Task to carry out:
Copy each line exactly. Drop every picture.

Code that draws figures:
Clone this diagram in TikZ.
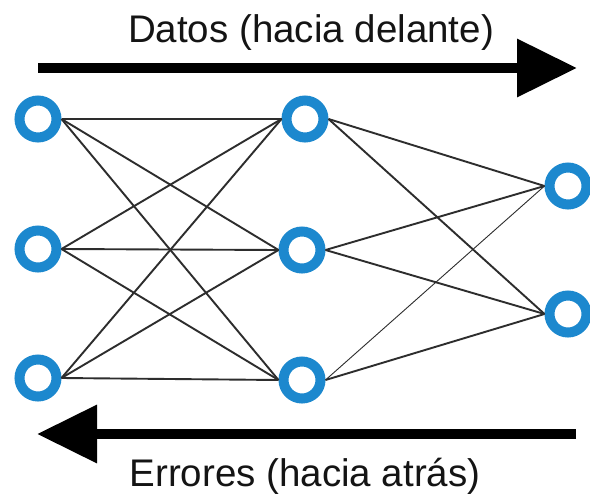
\documentclass[tikz,border=0pt]{standalone}
\usepackage{fontspec}
\setmainfont{Liberation Sans}
\usetikzlibrary{arrows.meta}
\definecolor{ringblue}{RGB}{28,136,206}
\definecolor{wire}{RGB}{45,45,45}
\tikzset{
  neuron/.style={circle,draw=ringblue,line width=10pt,minimum size=37pt,inner sep=0pt,fill=white},
  wireline/.style={draw=wire,line width=1.9pt},
  thinwire/.style={draw=wire,line width=0.9pt},
  bigarrow/.style={line width=10pt,-{Triangle[length=60pt,width=56pt]}},
  caption/.style={font=\fontsize{38.5}{41}\selectfont,text=black!92,inner sep=0pt}
}
\begin{document}
\begin{tikzpicture}[x=1pt,y=-1pt]
\useasboundingbox[fill=white] (0,0) rectangle (590,498);
% nodes
\node[neuron] (L1) at (38,119) {};
\node[neuron] (L2) at (38,249) {};
\node[neuron] (L3) at (38,378) {};
\node[neuron] (M1) at (305,119) {};
\node[neuron] (M2) at (302,250) {};
\node[neuron] (M3) at (302,380) {};
\node[neuron] (R1) at (568,186) {};
\node[neuron] (R2) at (568,314) {};
% connections
\foreach \a in {L1,L2,L3}{
  \foreach \b in {M1,M2,M3}{
    \draw[wireline] (\a.east) -- (\b.west);
  }
}
\draw[wireline] (M1.east) -- (R1.west);
\draw[wireline] (M1.east) -- (R2.west);
\draw[wireline] (M2.east) -- (R1.west);
\draw[wireline] (M2.east) -- (R2.west);
\draw[thinwire] (M3.east) -- (R1.west);
\draw[wireline] (M3.east) -- (R2.west);
% arrows
\coordinate (ftail) at (38,68);
\coordinate (fhead) at (577,68);
\coordinate (btail) at (576,434);
\coordinate (bhead) at (37,434);
\draw[bigarrow] (ftail) -- (fhead);
\draw[bigarrow] (btail) -- (bhead);
% captions
\node[caption] (tdat) at (311,33) {Datos (hacia delante)};
\node[caption] (terr) at (305,476) {Errores (hacia atrás)};
\end{tikzpicture}
\end{document}
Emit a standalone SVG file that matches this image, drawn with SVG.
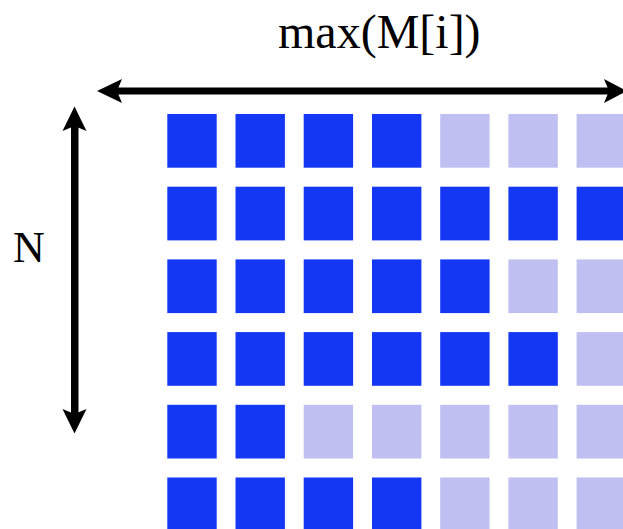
<svg xmlns="http://www.w3.org/2000/svg" width="623" height="529" viewBox="0 0 623 529">
<style>
.d{fill:#1437F3}
.l{fill:#BFBFF2}
.t{font-family:"Liberation Serif","Times New Roman",serif;fill:#000}
.ar{fill:#000}
</style>
<rect width="623" height="529" fill="#fff"/>
<g id="labels">
<text class="t" x="278" y="48" font-size="48">max(M[i])</text>
<text class="t" x="13" y="262" font-size="44">N</text>
</g>
<g id="connectors">
<rect class="ar" x="116" y="87.5" width="494" height="7"/>
<path class="ar" d="M97,91 L122,79 L117,91 L122,103 Z"/>
<path class="ar" d="M627,91 L604,79 L609,91 L604,103 Z"/>
<rect class="ar" x="71" y="126" width="7.5" height="288"/>
<path class="ar" d="M74.5,106.5 L62.5,131 L74.5,126 L86.5,131 Z"/>
<path class="ar" d="M74.5,433.5 L62.5,409 L74.5,414 L86.5,409 Z"/>
</g>
<g id="grid">
<g id="row1">
<rect class="d" x="167.3" y="114" width="49.4" height="53.7"/>
<rect class="d" x="235.5" y="114" width="49.4" height="53.7"/>
<rect class="d" x="303.7" y="114" width="49.4" height="53.7"/>
<rect class="d" x="372" y="114" width="49.4" height="53.7"/>
<rect class="l" x="440.2" y="114" width="49.4" height="53.7"/>
<rect class="l" x="508.4" y="114" width="49.4" height="53.7"/>
<rect class="l" x="576.6" y="114" width="49.4" height="53.7"/>
</g>
<g id="row2">
<rect class="d" x="167.3" y="186.7" width="49.4" height="53.7"/>
<rect class="d" x="235.5" y="186.7" width="49.4" height="53.7"/>
<rect class="d" x="303.7" y="186.7" width="49.4" height="53.7"/>
<rect class="d" x="372" y="186.7" width="49.4" height="53.7"/>
<rect class="d" x="440.2" y="186.7" width="49.4" height="53.7"/>
<rect class="d" x="508.4" y="186.7" width="49.4" height="53.7"/>
<rect class="d" x="576.6" y="186.7" width="49.4" height="53.7"/>
</g>
<g id="row3">
<rect class="d" x="167.3" y="259.4" width="49.4" height="53.7"/>
<rect class="d" x="235.5" y="259.4" width="49.4" height="53.7"/>
<rect class="d" x="303.7" y="259.4" width="49.4" height="53.7"/>
<rect class="d" x="372" y="259.4" width="49.4" height="53.7"/>
<rect class="d" x="440.2" y="259.4" width="49.4" height="53.7"/>
<rect class="l" x="508.4" y="259.4" width="49.4" height="53.7"/>
<rect class="l" x="576.6" y="259.4" width="49.4" height="53.7"/>
</g>
<g id="row4">
<rect class="d" x="167.3" y="332.1" width="49.4" height="53.7"/>
<rect class="d" x="235.5" y="332.1" width="49.4" height="53.7"/>
<rect class="d" x="303.7" y="332.1" width="49.4" height="53.7"/>
<rect class="d" x="372" y="332.1" width="49.4" height="53.7"/>
<rect class="d" x="440.2" y="332.1" width="49.4" height="53.7"/>
<rect class="d" x="508.4" y="332.1" width="49.4" height="53.7"/>
<rect class="l" x="576.6" y="332.1" width="49.4" height="53.7"/>
</g>
<g id="row5">
<rect class="d" x="167.3" y="404.8" width="49.4" height="53.7"/>
<rect class="d" x="235.5" y="404.8" width="49.4" height="53.7"/>
<rect class="l" x="303.7" y="404.8" width="49.4" height="53.7"/>
<rect class="l" x="372" y="404.8" width="49.4" height="53.7"/>
<rect class="l" x="440.2" y="404.8" width="49.4" height="53.7"/>
<rect class="l" x="508.4" y="404.8" width="49.4" height="53.7"/>
<rect class="l" x="576.6" y="404.8" width="49.4" height="53.7"/>
</g>
<g id="row6">
<rect class="d" x="167.3" y="477.5" width="49.4" height="53.7"/>
<rect class="d" x="235.5" y="477.5" width="49.4" height="53.7"/>
<rect class="d" x="303.7" y="477.5" width="49.4" height="53.7"/>
<rect class="d" x="372" y="477.5" width="49.4" height="53.7"/>
<rect class="l" x="440.2" y="477.5" width="49.4" height="53.7"/>
<rect class="l" x="508.4" y="477.5" width="49.4" height="53.7"/>
<rect class="l" x="576.6" y="477.5" width="49.4" height="53.7"/>
</g>
</g>
</svg>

Written reply:
Clone this diagram in TikZ.
\documentclass[tikz,border=0pt]{standalone}
\usepackage{fontspec}
\setmainfont{Liberation Sans}
\usetikzlibrary{arrows.meta}
\definecolor{ringblue}{RGB}{28,136,206}
\definecolor{wire}{RGB}{45,45,45}
\tikzset{
  neuron/.style={circle,draw=ringblue,line width=10pt,minimum size=37pt,inner sep=0pt,fill=white},
  wireline/.style={draw=wire,line width=1.9pt},
  thinwire/.style={draw=wire,line width=0.9pt},
  bigarrow/.style={line width=10pt,-{Triangle[length=60pt,width=56pt]}},
  caption/.style={font=\fontsize{38.5}{41}\selectfont,text=black!92,inner sep=0pt}
}
\begin{document}
\begin{tikzpicture}[x=1pt,y=-1pt]
\useasboundingbox[fill=white] (0,0) rectangle (590,498);
% nodes
\node[neuron] (L1) at (38,119) {};
\node[neuron] (L2) at (38,249) {};
\node[neuron] (L3) at (38,378) {};
\node[neuron] (M1) at (305,119) {};
\node[neuron] (M2) at (302,250) {};
\node[neuron] (M3) at (302,380) {};
\node[neuron] (R1) at (568,186) {};
\node[neuron] (R2) at (568,314) {};
% connections
\foreach \a in {L1,L2,L3}{
  \foreach \b in {M1,M2,M3}{
    \draw[wireline] (\a.east) -- (\b.west);
  }
}
\draw[wireline] (M1.east) -- (R1.west);
\draw[wireline] (M1.east) -- (R2.west);
\draw[wireline] (M2.east) -- (R1.west);
\draw[wireline] (M2.east) -- (R2.west);
\draw[thinwire] (M3.east) -- (R1.west);
\draw[wireline] (M3.east) -- (R2.west);
% arrows
\coordinate (ftail) at (38,68);
\coordinate (fhead) at (577,68);
\coordinate (btail) at (576,434);
\coordinate (bhead) at (37,434);
\draw[bigarrow] (ftail) -- (fhead);
\draw[bigarrow] (btail) -- (bhead);
% captions
\node[caption] (tdat) at (311,33) {Datos (hacia delante)};
\node[caption] (terr) at (305,476) {Errores (hacia atrás)};
\end{tikzpicture}
\end{document}
Emit a standalone SVG file that matches this image, drawn with SVG.
<svg xmlns="http://www.w3.org/2000/svg" width="623" height="529" viewBox="0 0 623 529">
<style>
.d{fill:#1437F3}
.l{fill:#BFBFF2}
.t{font-family:"Liberation Serif","Times New Roman",serif;fill:#000}
.ar{fill:#000}
</style>
<rect width="623" height="529" fill="#fff"/>
<g id="labels">
<text class="t" x="278" y="48" font-size="48">max(M[i])</text>
<text class="t" x="13" y="262" font-size="44">N</text>
</g>
<g id="connectors">
<rect class="ar" x="116" y="87.5" width="494" height="7"/>
<path class="ar" d="M97,91 L122,79 L117,91 L122,103 Z"/>
<path class="ar" d="M627,91 L604,79 L609,91 L604,103 Z"/>
<rect class="ar" x="71" y="126" width="7.5" height="288"/>
<path class="ar" d="M74.5,106.5 L62.5,131 L74.5,126 L86.5,131 Z"/>
<path class="ar" d="M74.5,433.5 L62.5,409 L74.5,414 L86.5,409 Z"/>
</g>
<g id="grid">
<g id="row1">
<rect class="d" x="167.3" y="114" width="49.4" height="53.7"/>
<rect class="d" x="235.5" y="114" width="49.4" height="53.7"/>
<rect class="d" x="303.7" y="114" width="49.4" height="53.7"/>
<rect class="d" x="372" y="114" width="49.4" height="53.7"/>
<rect class="l" x="440.2" y="114" width="49.4" height="53.7"/>
<rect class="l" x="508.4" y="114" width="49.4" height="53.7"/>
<rect class="l" x="576.6" y="114" width="49.4" height="53.7"/>
</g>
<g id="row2">
<rect class="d" x="167.3" y="186.7" width="49.4" height="53.7"/>
<rect class="d" x="235.5" y="186.7" width="49.4" height="53.7"/>
<rect class="d" x="303.7" y="186.7" width="49.4" height="53.7"/>
<rect class="d" x="372" y="186.7" width="49.4" height="53.7"/>
<rect class="d" x="440.2" y="186.7" width="49.4" height="53.7"/>
<rect class="d" x="508.4" y="186.7" width="49.4" height="53.7"/>
<rect class="d" x="576.6" y="186.7" width="49.4" height="53.7"/>
</g>
<g id="row3">
<rect class="d" x="167.3" y="259.4" width="49.4" height="53.7"/>
<rect class="d" x="235.5" y="259.4" width="49.4" height="53.7"/>
<rect class="d" x="303.7" y="259.4" width="49.4" height="53.7"/>
<rect class="d" x="372" y="259.4" width="49.4" height="53.7"/>
<rect class="d" x="440.2" y="259.4" width="49.4" height="53.7"/>
<rect class="l" x="508.4" y="259.4" width="49.4" height="53.7"/>
<rect class="l" x="576.6" y="259.4" width="49.4" height="53.7"/>
</g>
<g id="row4">
<rect class="d" x="167.3" y="332.1" width="49.4" height="53.7"/>
<rect class="d" x="235.5" y="332.1" width="49.4" height="53.7"/>
<rect class="d" x="303.7" y="332.1" width="49.4" height="53.7"/>
<rect class="d" x="372" y="332.1" width="49.4" height="53.7"/>
<rect class="d" x="440.2" y="332.1" width="49.4" height="53.7"/>
<rect class="d" x="508.4" y="332.1" width="49.4" height="53.7"/>
<rect class="l" x="576.6" y="332.1" width="49.4" height="53.7"/>
</g>
<g id="row5">
<rect class="d" x="167.3" y="404.8" width="49.4" height="53.7"/>
<rect class="d" x="235.5" y="404.8" width="49.4" height="53.7"/>
<rect class="l" x="303.7" y="404.8" width="49.4" height="53.7"/>
<rect class="l" x="372" y="404.8" width="49.4" height="53.7"/>
<rect class="l" x="440.2" y="404.8" width="49.4" height="53.7"/>
<rect class="l" x="508.4" y="404.8" width="49.4" height="53.7"/>
<rect class="l" x="576.6" y="404.8" width="49.4" height="53.7"/>
</g>
<g id="row6">
<rect class="d" x="167.3" y="477.5" width="49.4" height="53.7"/>
<rect class="d" x="235.5" y="477.5" width="49.4" height="53.7"/>
<rect class="d" x="303.7" y="477.5" width="49.4" height="53.7"/>
<rect class="d" x="372" y="477.5" width="49.4" height="53.7"/>
<rect class="l" x="440.2" y="477.5" width="49.4" height="53.7"/>
<rect class="l" x="508.4" y="477.5" width="49.4" height="53.7"/>
<rect class="l" x="576.6" y="477.5" width="49.4" height="53.7"/>
</g>
</g>
</svg>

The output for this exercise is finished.